The task | Note each line where "standalone" appears, and copy it.

Entries from a dataset
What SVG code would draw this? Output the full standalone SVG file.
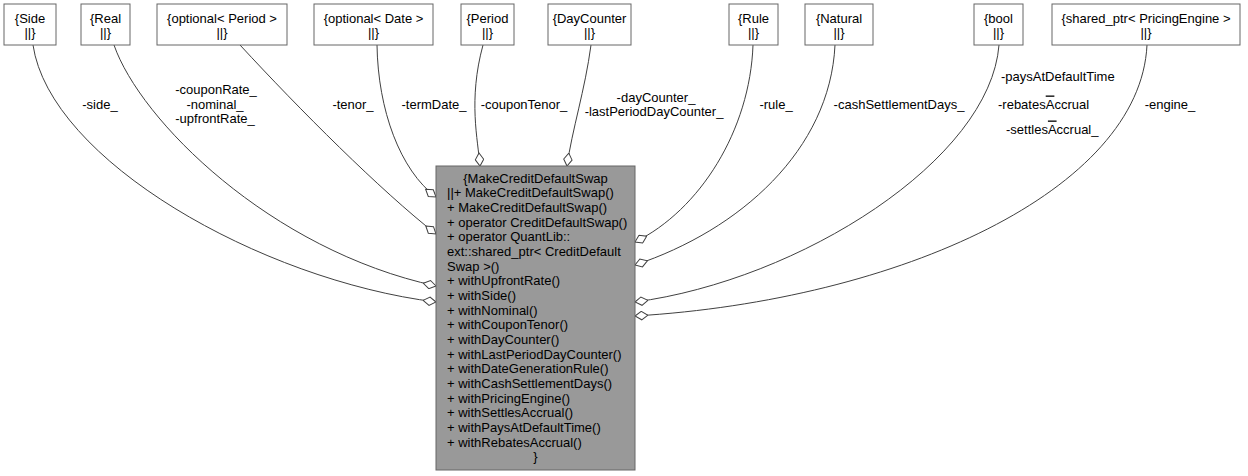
<svg xmlns="http://www.w3.org/2000/svg" width="1248" height="476" viewBox="0 0 1248 476">
<style>
text{font-family:"Liberation Sans",Arial,Helvetica,sans-serif;font-size:13px;fill:#000}
.c{text-anchor:middle}
.ov{text-decoration:overline}
.box{fill:#fff;stroke:#666666;stroke-width:1}
.main{fill:#999999;stroke:#666666;stroke-width:1}
.e{fill:none;stroke:#404040;stroke-width:1;marker-end:url(#od)}
</style>
<defs>
<marker id="od" viewBox="0 0 14 10" refX="13.5" refY="5" markerWidth="14" markerHeight="10" markerUnits="userSpaceOnUse" orient="auto">
<path d="M0.5,5 L7,0.8 L13.5,5 L7,9.2 Z" fill="#fff" stroke="#404040" stroke-width="1"/>
</marker>
</defs>
<rect width="1248" height="476" fill="#fff"/>
<g id="connectors">
<path class="e" d="M33,45 C50,160 260,280 436,302"/>
<path class="e" d="M114,45 C140,120 270,250 436,286"/>
<path class="e" d="M240,45 C300,110 380,190 436,234"/>
<path class="e" d="M377,45 C378,110 400,170 436,197"/>
<path class="e" d="M483,45 C468,100 478,140 480,166"/>
<path class="e" d="M591,45 C585,90 572,130 567,166"/>
<path class="e" d="M753,45 C750,130 700,210 635,242"/>
<path class="e" d="M835,45 C830,150 740,230 635,265"/>
<path class="e" d="M999,45 C990,160 800,280 635,302"/>
<path class="e" d="M1147,45 C1140,190 900,300 635,316"/>
<text class="c" x="100" y="108.5">-side_</text>
<text class="c" x="216" y="94">-couponRate_</text>
<text class="c" x="215" y="108.5">-nominal_</text>
<text class="c" x="215" y="123">-upfrontRate_</text>
<text class="c" x="353" y="108.5">-tenor_</text>
<text class="c" x="434" y="108.5">-termDate_</text>
<text class="c" x="524" y="108.5">-couponTenor_</text>
<text class="c" x="656" y="101.5">-dayCounter_</text>
<text class="c" x="654" y="116">-lastPeriodDayCounter_</text>
<text class="c" x="776" y="108.5">-rule_</text>
<text class="c" x="899" y="108.5">-cashSettlementDays_</text>
<text x="1001" y="80.5">-paysAtDefaultTime</text>
<text x="998" y="108.5">-rebates<tspan class="ov">A</tspan>ccrual</text>
<text x="1006" y="133.5">-settles<tspan class="ov">A</tspan>ccrual_</text>
<text class="c" x="1170" y="108.5">-engine_</text>
</g>
<g id="node-side"><rect class="box" x="4" y="4" width="52" height="41"/><text class="c" x="30" y="22.5">{Side</text><text class="c" x="30" y="37">||}</text></g>
<g id="node-real"><rect class="box" x="81" y="4" width="49" height="41"/><text class="c" x="105.5" y="22.5">{Real</text><text class="c" x="105.5" y="37">||}</text></g>
<g id="node-optperiod"><rect class="box" x="157" y="4" width="130" height="41"/><text class="c" x="222" y="22.5">{optional&lt; Period &gt;</text><text class="c" x="222" y="37">||}</text></g>
<g id="node-optdate"><rect class="box" x="314" y="4" width="119" height="41"/><text class="c" x="373.5" y="22.5">{optional&lt; Date &gt;</text><text class="c" x="373.5" y="37">||}</text></g>
<g id="node-period"><rect class="box" x="461" y="4" width="53" height="41"/><text class="c" x="487.5" y="22.5">{Period</text><text class="c" x="487.5" y="37">||}</text></g>
<g id="node-daycounter"><rect class="box" x="548" y="4" width="83" height="41"/><text class="c" x="589.5" y="22.5">{DayCounter</text><text class="c" x="589.5" y="37">||}</text></g>
<g id="node-rule"><rect class="box" x="729" y="4" width="49" height="41"/><text class="c" x="753.5" y="22.5">{Rule</text><text class="c" x="753.5" y="37">||}</text></g>
<g id="node-natural"><rect class="box" x="805" y="4" width="68" height="41"/><text class="c" x="839" y="22.5">{Natural</text><text class="c" x="839" y="37">||}</text></g>
<g id="node-bool"><rect class="box" x="974" y="4" width="49" height="41"/><text class="c" x="998.5" y="22.5">{bool</text><text class="c" x="998.5" y="37">||}</text></g>
<g id="node-engine"><rect class="box" x="1052" y="4" width="188" height="41"/><text class="c" x="1146" y="22.5">{shared_ptr&lt; PricingEngine &gt;</text><text class="c" x="1146" y="37">||}</text></g>
<g id="node-main">
<rect class="main" x="436" y="166" width="199" height="304"/>
<text class="c" x="535.5" y="182.5">{MakeCreditDefaultSwap</text>
<text x="447" y="197.2">||+ MakeCreditDefaultSwap()</text>
<text x="447" y="211.9">+ MakeCreditDefaultSwap()</text>
<text x="447" y="226.5">+ operator CreditDefaultSwap()</text>
<text x="447" y="241.2">+ operator QuantLib::</text>
<text x="447" y="255.9">ext::shared_ptr&lt; CreditDefault</text>
<text x="447" y="270.6">Swap &gt;()</text>
<text x="447" y="285.3">+ withUpfrontRate()</text>
<text x="447" y="299.9">+ withSide()</text>
<text x="447" y="314.6">+ withNominal()</text>
<text x="447" y="329.3">+ withCouponTenor()</text>
<text x="447" y="344">+ withDayCounter()</text>
<text x="447" y="358.7">+ withLastPeriodDayCounter()</text>
<text x="447" y="373.3">+ withDateGenerationRule()</text>
<text x="447" y="388">+ withCashSettlementDays()</text>
<text x="447" y="402.7">+ withPricingEngine()</text>
<text x="447" y="417.4">+ withSettlesAccrual()</text>
<text x="447" y="432.1">+ withPaysAtDefaultTime()</text>
<text x="447" y="446.7">+ withRebatesAccrual()</text>
<text class="c" x="535.5" y="461.4">}</text>
</g>
</svg>
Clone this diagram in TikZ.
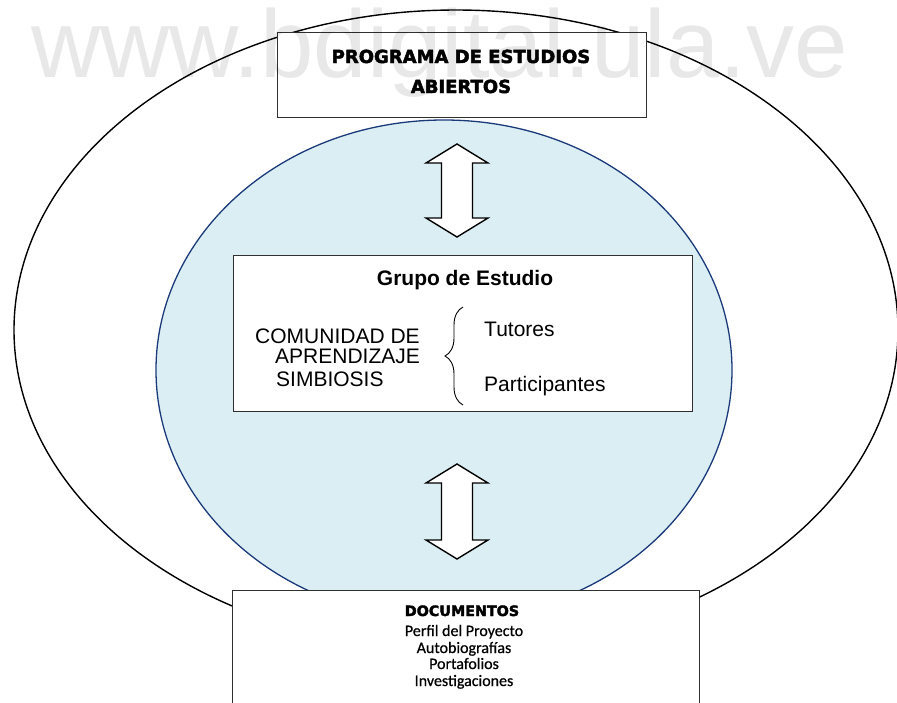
\documentclass[tikz,border=0pt]{standalone}
\usepackage{fontspec}
\setmainfont{Liberation Sans}
\newfontfamily\heavyfont[FakeBold=2.5]{DejaVu Sans Bold}
\newfontfamily\docfont[FakeBold=0.6]{Carlito}
\usetikzlibrary{decorations.pathreplacing}
\definecolor{innerfill}{HTML}{DAEEF3}
\definecolor{innerline}{HTML}{1B3A7A}
\definecolor{boxline}{HTML}{303030}
\tikzset{
  boxstyle/.style={draw=boxline, line width=1pt, fill=white},
  arrowstyle/.style={draw=black, line width=1.4pt, fill=white, line join=miter},
  txt/.style={inner sep=0pt, anchor=base},
  txtl/.style={inner sep=0pt, anchor=base west},
  arialtxt/.style={font=\fontsize{21}{22}\selectfont},
  heavytxt/.style={font=\heavyfont\fontsize{18}{20}\selectfont},
  doctxt/.style={font=\docfont\fontsize{16}{17}\selectfont},
}
\newcommand\blockarrow[3]{%
  \filldraw[arrowstyle] (#1,#2) -- (#1+31,#2+19) -- (#1+15.5,#2+19) -- (#1+15.5,#3-19)
    -- (#1+31,#3-19) -- (#1,#3) -- (#1-31,#3-19) -- (#1-15.5,#3-19) -- (#1-15.5,#2+19)
    -- (#1-31,#2+19) -- cycle;}
\begin{document}
\begin{tikzpicture}[x=1pt,y=-1pt]
\useasboundingbox (0,0) rectangle (897,702);
\clip (0,0) rectangle (897,702);
% outer ellipse
\draw[line width=1.4pt, black] (456,330) ellipse [x radius=442, y radius=320];
% inner ellipse
\filldraw[fill=innerfill, draw=innerline, line width=1.3pt] (444,370) ellipse [x radius=288, y radius=250];
% boxes
\node[boxstyle, minimum width=369pt, minimum height=85pt, inner sep=0pt] (prog) at (461.5,74.5) {};
\node[boxstyle, minimum width=459pt, minimum height=156pt, inner sep=0pt] (grupo) at (462.5,333) {};
\node[boxstyle, minimum width=467pt, minimum height=140pt, inner sep=0pt] (docs) at (465.5,660) {};
% block arrows
\blockarrow{457}{144}{237}
\blockarrow{457}{464}{559}
% top box text
\node[txt, heavytxt] (p1) at (461,63) {PROGRAMA DE ESTUDIOS};
\node[txt, heavytxt] (p2) at (461,93) {ABIERTOS};
% middle box text
\node[txt, arialtxt, font=\bfseries\fontsize{21}{22}\selectfont] (g0) at (465,285) {Grupo de Estudio};
\node[txtl, arialtxt] (g1) at (255,343) {COMUNIDAD DE};
\node[txtl, arialtxt] (g2) at (275,363) {APRENDIZAJE};
\node[txtl, arialtxt] (g3) at (276,386) {SIMBIOSIS};
\node[txtl, arialtxt] (g4) at (484,336) {Tutores};
\node[txtl, arialtxt] (g5) at (484,391) {Participantes};
\coordinate (brb) at (463,405);
\coordinate (brt) at (463,307);
\draw[line width=0.9pt, decorate, decoration={brace, amplitude=18pt}] (brb) -- (brt);
% bottom box text
\node[txt, font=\heavyfont\fontsize{14.3}{16}\selectfont] (d0) at (462,616) {DOCUMENTOS};
\node[txt, doctxt] (d1) at (464,636) {Perfil del Proyecto};
\node[txt, doctxt] (d2) at (464,653) {Autobiografías};
\node[txt, doctxt] (d3) at (464,669) {Portafolios};
\node[txt, doctxt] (d4) at (464,686) {Investigaciones};
% watermark
\node[txtl, text=black, text opacity=0.09, font=\fontsize{96}{100}\selectfont] (wm) at (31,77) {www.bdigital.ula.ve};
\end{tikzpicture}
\end{document}
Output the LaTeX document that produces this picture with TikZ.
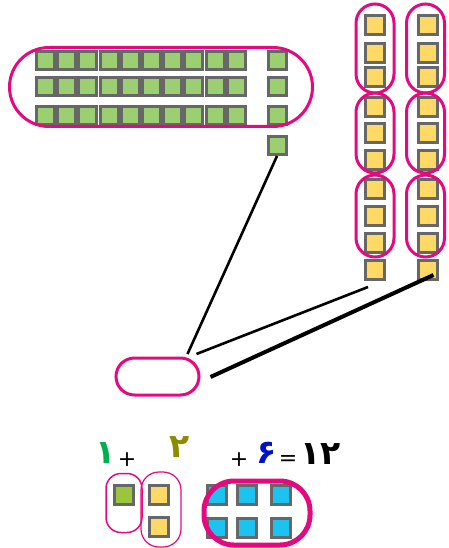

Response to this task |
What SVG code would draw this? Output the full standalone SVG file.
\documentclass[tikz,border=0pt]{standalone}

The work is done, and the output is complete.